Ottawa is cutting a cheque worth $31.4 million for B.C. business accelerators and incubators looking to boost the performance of local tech startups.

Industry Minister James Moore announced in Vancouver Friday (November 21) the B.C. Technology Industry Association (BCTIA), Centre for Drug Research and Development (CDRD), Wavefront Wireless Commercialization Centre Society (WWCCS) and Highline would all receive funds from the Canada Accelerator and Incubator Program (CAIP).

Moore said about one-third of Ottawa’s CAIP funding will go to B.C.

“Here in British Columbia, here in the Lower Mainland, we’re getting double the funding that we would get per capita,” Moore, the MP for Port Moody-Coquitlam-Port Coquitlam, said in front of an audience of B.C. tech industry executives and workers.

“It’s not by any bias or any pushing by me as the British Columbia(-based) minister.

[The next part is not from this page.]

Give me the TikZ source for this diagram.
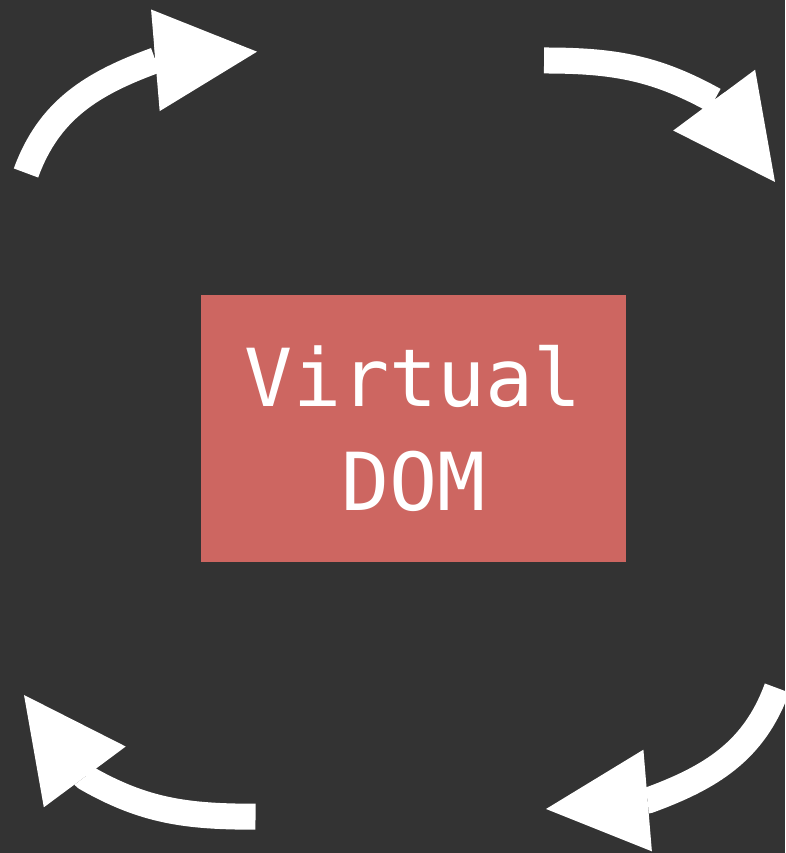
\documentclass[tikz,border=0pt]{standalone}
\usepackage{fontspec}
\newfontfamily\vdommono{DejaVu Sans Mono}
\usetikzlibrary{arrows.meta}
\definecolor{slate}{RGB}{51,51,51}
\definecolor{vdomred}{RGB}{205,102,97}
\begin{document}
\begin{tikzpicture}[x=1pt,y=1pt,
    turnarrow/.style={white,line width=26pt,line join=round,-{Triangle[length=102pt,width=102pt,line width=0pt]}},
    vbox/.style={fill=vdomred,text=white,minimum width=425pt,minimum height=267pt,inner sep=0pt,align=center,font={\vdommono\fontsize{80}{104}\selectfont}}]
      \useasboundingbox (0,0) rectangle (785,853);
      \fill[slate] (0,0) rectangle (785,853);
      \clip (0,0) rectangle (785,853);
      \node[vbox] (vdom) at (413.5,424.5) {Virtual\\DOM};
      \coordinate (tl-a) at (26,680);
      \coordinate (tl-m) at (155.5,792.7);
      \coordinate (tl-b) at (257,801.3);
      \coordinate (tr-a) at (544,792.5);
      \coordinate (tr-m) at (714.3,752.7);
      \coordinate (tr-b) at (775,671);
      \coordinate (br-a) at (777,165);
      \coordinate (br-m) at (648,52.5);
      \coordinate (br-b) at (546,44);
      \coordinate (bl-a) at (255.5,36.3);
      \coordinate (bl-m) at (85,75.8);
      \coordinate (bl-b) at (24,158);
      \draw[turnarrow] (tl-a) to[out=70,in=200] (tl-m) -- (tl-b);
      \draw[turnarrow] (tr-a) to[out=0,in=151] (tr-m) -- (tr-b);
      \draw[turnarrow] (br-a) to[out=250,in=20] (br-m) -- (br-b);
      \draw[turnarrow] (bl-a) to[out=180,in=-30] (bl-m) -- (bl-b);
    \end{tikzpicture}
\end{document}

It’s because all of you have done that well.”

The minister later told reporters B.C. is “where the demand is” for incubator and accelerator funding.

“It’s not proportionate to B.C.’s population but it’s more than proportionate to British Columbia’s demand for the (CAIP) program,” Moore said.

Accelerators and incubators provide early stage companies with resources such as office space, mentorship and networking opportunities to secure funding from investors.

The BCTIA will receive $10.4 million from the federal government, the CDRD gets $10.9 million, WWCCS gets $9.5 million and Highline — which formed in the summer after Vancouver’s GrowLab merged with Toronto’s Extreme Startups — gets $600,000.

The funding announced today will allow the BCTIA to move into a 26,000 square-foot innovation hub in Vancouver by the end of November, BCTIA CEO Bill Tam told Business in Vancouver.

Although a $35-million innovation hub broke ground in Kelowna last month, the BCTIA’s Centre4Growth accelerator as been without a physical space in Metro Vancouver.

Tam said the Centre4Growth program would soon begin transitioning from being a virtual program to one that offers more tangible resources.

“We’re going to be able to support entrepreneurs in an open area,” Tam said, adding he expects about 30 companies to set up in the new facility located on Great Northern Way.

“This will be a great platform, if you will, for a lot of the next generation (of startups).”

Money granted by Ottawa will have to be matched by the four organizations on a 1:1 basis, meaning the BCTIA will have about $21 million to put toward its programs and a new facility.